Réunion du 15 mai 2008 à 15h00
Protection du secret des sources des journalistes — Exception d'irrecevabilité

Photo issue du site de l'Assemblée nationale ou de WikipediaSerge Blisko :

Vous qui êtes un bon juriste, monsieur Blanc, vous ne semblez pas avoir saisi ce qu'a dit Mme Filippetti : lorsque nous évoquons une régression, ce n'est pas par rapport à la loi de 1881 – qui, nous sommes tous d'accord sur ce point, est la loi princeps d'organisation de la liberté de la presse –, mais par rapport à la Cour européenne des droits de l'homme. D'où notre déception : nous espérions atteindre le standard européen en la matière !

Les notions d'« intérêt impérieux », de crimes ou de délits « à la particulière gravité », par leur caractère subjectif pouvant donner lieu à des interprétations très extensives, entraînent ipso facto un risque d'arbitraire. Il ne saurait y avoir de protection des sources si ce sont les humeurs du moment ou l'émotion publique qui en délimitent les contours.

À la lecture du texte, d'autres inquiétudes étaient nées, par exemple, de la définition très restrictive de la notion du métier de journaliste. Quelques-unes de ces réserves sont aujourd'hui levées. Devant la commission des lois, plusieurs des amendements présentés par M. le rapporteur ont permis de préciser et de clarifier certaines dispositions du texte qui paraissaient obscures. Toutefois, le point d'équilibre recherché ne nous semble pas encore atteint : la moitié du travail reste à faire, et nous comptons beaucoup, pour cela, sur la discussion parlementaire. Malheureusement, avec les nouvelles attaques contre l'AFP de la part de Frédéric Lefebvre, cela commence plutôt mal. En agissant de la sorte, vous ne tirez pas le texte vers le haut, cher collègue ! (Exclamations sur les bancs du groupe de l'Union pour un mouvement populaire.)

Ce projet de loi, même utilement amendé, n'en reste pas moins sur bien des aspects très en deçà de ce que nous étions en droit d'espérer. Il nous semble ainsi regrettable de lier la protection du secret des sources à l'information du public « sur des questions d'intérêt général ». Une telle formulation est particulièrement malheureuse, car elle permettra à la puissance publique d'interpréter de manière subjective la teneur de ces questions. Je le répète : rester dans le vague laisse la porte ouverte à tous les arbitraires. Vous réduisez du même coup l'ambition de ce texte en exposant les journalistes et leurs collaborateurs à une insécurité juridique très proche, en fin de compte, de celle qui prévaut aujourd'hui – même si telle n'était pas votre intention initiale.

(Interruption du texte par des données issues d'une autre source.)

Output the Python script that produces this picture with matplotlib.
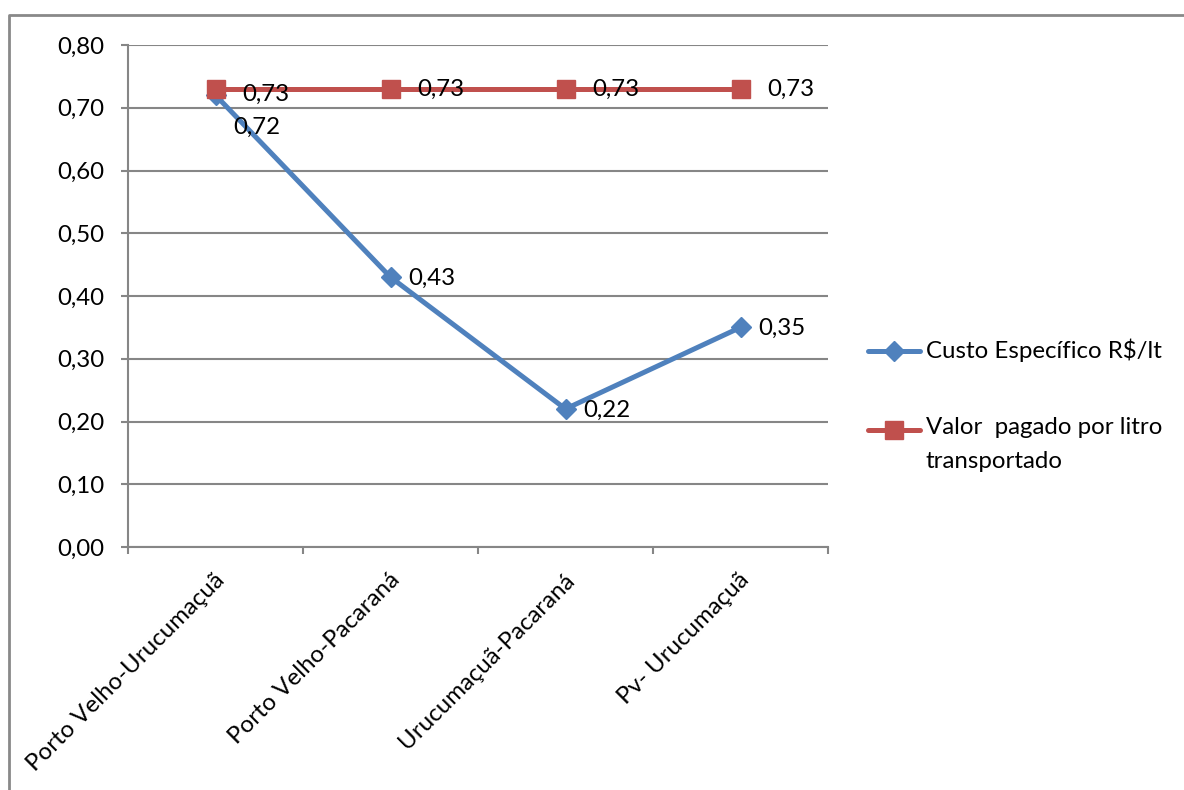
import matplotlib
matplotlib.use("Agg")
import matplotlib.pyplot as plt
from matplotlib.lines import Line2D
from matplotlib.transforms import ScaledTranslation

categories = ["Porto Velho-Urucumaçuã", "Porto Velho-Pacaraná",
              "Urucumaçuã-Pacaraná", "Pv- Urucumaçuã"]
custo = [0.72, 0.43, 0.22, 0.35]
valor = [0.73, 0.73, 0.73, 0.73]
series_names = ["Custo Específico R\\$/lt", "Valor  pagado por litro\ntransportado"]
yticks = [0.0, 0.1, 0.2, 0.3, 0.4, 0.5, 0.6, 0.7, 0.8]

BLUE = "#4F81BD"
RED = "#C0504D"
GRAY = "#868686"
FONT = "Lato"
FS = 17.3

plt.rcParams['font.family'] = [FONT, 'DejaVu Sans']

W, H = 1184, 790
fig = plt.figure(figsize=(W / 100, H / 100), dpi=100)

def fx(px):
    return px / W

def fy(py):
    return 1 - py / H

ax = fig.add_axes([fx(128), fy(547), fx(828) - fx(128), fy(45) - fy(547)])
x = list(range(len(categories)))

ax.plot(x, custo, color=BLUE, lw=3.6, marker="D", ms=10, mec=BLUE, mfc=BLUE,
        solid_capstyle="round", zorder=3)
ax.plot(x, valor, color=RED, lw=3.6, marker="s", ms=13, mec=RED, mfc=RED,
        solid_capstyle="round", zorder=4)

ax.set_xlim(-0.5, len(categories) - 0.5)
ax.set_ylim(0, 0.8)
ax.set_yticks(yticks)
ax.set_yticklabels([f"{v:.2f}".replace(".", ",") for v in yticks], fontsize=FS)
ax.yaxis.grid(True, color=GRAY, lw=1.5)
ax.set_axisbelow(True)
ax.tick_params(axis="y", length=5, width=1.5, color=GRAY, pad=12)

ax.set_xticks(x)
ax.set_xticklabels(categories, fontsize=FS, rotation=45, ha="right", va="top",
                   rotation_mode="anchor")
ax.tick_params(axis="x", length=0, pad=16)
ax.set_xticks([i - 0.5 for i in range(len(categories) + 1)], minor=True)
ax.tick_params(axis="x", which="minor", length=5, width=1.5, color=GRAY)
for lab in ax.get_xticklabels():
    lab.set_transform(lab.get_transform() + ScaledTranslation(-2 / 100, 0, fig.dpi_scale_trans))

for side in ["top", "right"]:
    ax.spines[side].set_visible(False)
for side in ["left", "bottom"]:
    ax.spines[side].set_color(GRAY)
    ax.spines[side].set_linewidth(1.5)

def fmt(v):
    return f"{v:.2f}".replace(".", ",")

# data labels (offsets in points)
for i, v in enumerate(custo):
    off = (13, -1) if i > 0 else (13, -23)
    ax.annotate(fmt(v), (i, v), xytext=off, textcoords="offset points",
                fontsize=FS, ha="left", va="center", zorder=5)
for i, v in enumerate(valor):
    off = (19, 0) if i > 0 else (19, -4)
    ax.annotate(fmt(v), (i, v), xytext=off, textcoords="offset points",
                fontsize=FS, ha="left", va="center", zorder=5)

# legend (manual, Excel-like)
leg_y = [351, 430]
markers = ["D", "s"]
msz = [10, 13]
colors = [BLUE, RED]
for yy, name, mk, ms, c in zip(leg_y, series_names, markers, msz, colors):
    fig.add_artist(Line2D([fx(868), fx(894), fx(920)], [fy(yy)] * 3, color=c, lw=3.6,
                          marker=mk, ms=ms, markevery=[1], mec=c, mfc=c,
                          solid_capstyle="round", transform=fig.transFigure))
    fig.text(fx(926), fy(yy - 13), name, fontsize=FS, ha="left", va="top",
             linespacing=1.75, transform=fig.transFigure)

# outer chart frame
fig.add_artist(Line2D([fx(9), fx(9), fx(1184)], [fy(790), fy(15), fy(15)],
                      color="#898989", lw=2, transform=fig.transFigure))

fig.savefig("out.png", dpi=100)
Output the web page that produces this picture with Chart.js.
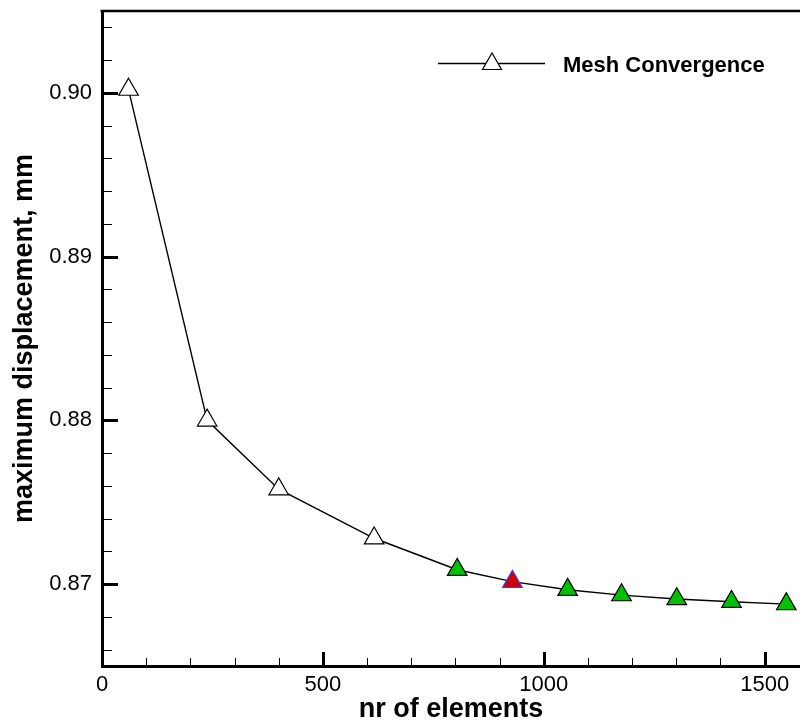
<!DOCTYPE html>
<html><head><meta charset="utf-8">
<script src="https://cdn.jsdelivr.net/npm/chart.js@4/dist/chart.umd.min.js"></script>
<style>html,body{margin:0;padding:0;background:#fff}</style>
</head><body>
<canvas id="c" width="800" height="720"></canvas>
<script>
// ---- data ----
const elements     = [60, 238, 400, 616, 804, 929, 1054, 1176, 1301, 1425, 1549];
const displacement = [0.9002, 0.8800, 0.8758, 0.8728, 0.87088, 0.87015, 0.86966, 0.86933, 0.86909, 0.86892, 0.86878];
const seriesLabel  = 'Mesh Convergence';
const xTickValues  = [0, 500, 1000, 1500];
const yTickValues  = [0.87, 0.88, 0.89, 0.90];
const xTitle = 'nr of elements';
const yTitle = 'maximum displacement, mm';

const FONT = 'Arial, "Liberation Sans", Helvetica, sans-serif';
const GREEN = '#00c000', RED = '#d00000', BLUE = '#3a3aff';

function fillFor(i){ return i < 4 ? '#ffffff' : (i === 5 ? RED : GREEN); }
function strokeFor(i){ return i === 5 ? BLUE : '#000000'; }

function triangle(ctx, x, y, r){
  ctx.beginPath();
  let rad = 0;
  ctx.moveTo(x + Math.sin(rad)*r, y - Math.cos(rad)*r);
  rad += 2*Math.PI/3;
  ctx.lineTo(x + Math.sin(rad)*r, y - Math.cos(rad)*r);
  rad += 2*Math.PI/3;
  ctx.lineTo(x + Math.sin(rad)*r, y - Math.cos(rad)*r);
  ctx.closePath();
}

const decor = {
  id: 'decor',
  afterDraw(chart){
    const {ctx, chartArea: a, scales: {x, y}} = chart;
    ctx.save();
    ctx.strokeStyle = '#000';
    ctx.lineCap = 'butt';
    // top frame line
    ctx.lineWidth = 2.5;
    ctx.beginPath(); ctx.moveTo(a.left - 1.5, a.top); ctx.lineTo(a.right, a.top); ctx.stroke();
    // x ticks (inward)
    for (let k = 1; k * 100 <= x.max; k++) {
      const v = k * 100, px = Math.round(x.getPixelForValue(v)) + 0.5;
      const major = k % 5 === 0;
      ctx.lineWidth = major ? 3 : 1;
      ctx.beginPath(); ctx.moveTo(px, a.bottom); ctx.lineTo(px, a.bottom - (major ? 14 : 8)); ctx.stroke();
    }
    // y ticks (inward)
    for (let k = Math.ceil(y.min / 0.002 - 1e-6); k * 0.002 <= y.max + 1e-9; k++) {
      const v = k * 0.002, py = Math.round(y.getPixelForValue(v)) + 0.5;
      const major = k % 5 === 0;
      ctx.lineWidth = major ? 3 : 1;
      ctx.beginPath(); ctx.moveTo(a.left, py); ctx.lineTo(a.left + (major ? 16 : 10), py); ctx.stroke();
    }
    // legend
    ctx.lineWidth = 1.4;
    ctx.beginPath(); ctx.moveTo(438, 63.5); ctx.lineTo(545, 63.5); ctx.stroke();
    triangle(ctx, 492, 64, 11);
    ctx.fillStyle = '#fff'; ctx.fill(); ctx.lineWidth = 1.2; ctx.stroke();
    ctx.fillStyle = '#000';
    ctx.font = 'bold 22px ' + FONT;
    ctx.textAlign = 'left'; ctx.textBaseline = 'alphabetic';
    ctx.fillText(chart.data.datasets[0].label, 563, 71.5);
    ctx.restore();
  }
};

new Chart(document.getElementById('c'), {
  type: 'line',
  data: {
    datasets: [{
      label: seriesLabel,
      data: elements.map((v, i) => ({x: v, y: displacement[i]})),
      borderColor: '#000',
      borderWidth: 1.4,
      tension: 0,
      fill: false,
      pointStyle: 'triangle',
      pointRadius: 11.3,
      pointBorderWidth: 1.2,
      pointBackgroundColor: c => fillFor(c.dataIndex),
      pointBorderColor: c => strokeFor(c.dataIndex),
      clip: false
    }]
  },
  options: {
    responsive: false,
    animation: false,
    devicePixelRatio: 1,
    layout: {autoPadding: false, padding: {top: 11, right: 0, left: 0, bottom: 0}},
    plugins: {legend: {display: false}, tooltip: {enabled: false}},
    scales: {
      x: {
        type: 'linear', min: 0, max: 1580,
        afterBuildTicks: s => { s.ticks = xTickValues.map(v => ({value: v})); },
        afterFit: s => { s.height = 54; s.paddingLeft = 0; s.paddingRight = 0; },
        grid: {display: true, drawOnChartArea: false, drawTicks: false},
        border: {display: true, width: 3, color: '#000'},
        ticks: {color: '#000', font: {family: FONT, size: 22}, padding: 6, maxRotation: 0, autoSkip: false,
                callback: v => String(v)},
        title: {display: true, text: xTitle, color: '#000',
                font: {family: FONT, size: 27, weight: 'bold', lineHeight: 1}, padding: {top: 0, bottom: -3}}
      },
      y: {
        type: 'linear', min: 0.865, max: 0.905,
        afterBuildTicks: s => { s.ticks = yTickValues.map(v => ({value: v})); },
        afterFit: s => { s.width = 102; s.paddingTop = 0; s.paddingBottom = 0; },
        grid: {display: true, drawOnChartArea: false, drawTicks: false},
        border: {display: true, width: 3, color: '#000'},
        ticks: {color: '#000', font: {family: FONT, size: 22}, padding: 10, autoSkip: false,
                callback: v => Number(v).toFixed(2)},
        title: {display: true, text: yTitle, color: '#000',
                font: {family: FONT, size: 27, weight: 'bold', lineHeight: 1.2}, padding: {top: 8, bottom: 0}}
      }
    }
  },
  plugins: [decor]
});
</script>
</body></html>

En dépit d'un certain nombre d'avancées, nous considérons que ce texte mérite d'être revu. La loi belge du 7 avril 2005, accordant aux journalistes le droit de taire leurs sources d'information, a beaucoup été citée en exemple. En comparaison de ce qui se fait dans ce pays démocratique voisin, où la presse est libre et vigoureuse, force est de reconnaître, objectivement, que le texte qui nous est soumis fait figure de pâle copie, sans ambition, sans relief, mais, hélas, non sans ambiguïté.

C'est pourquoi, au nom du groupe socialiste, radical, citoyen et divers gauche, j'invite mes collègues à voter cette exception d'irrecevabilité. (Applaudissements sur les bancs du groupe socialiste, radical, citoyen et divers gauche et du groupe de la Gauche démocrate et républicaine.)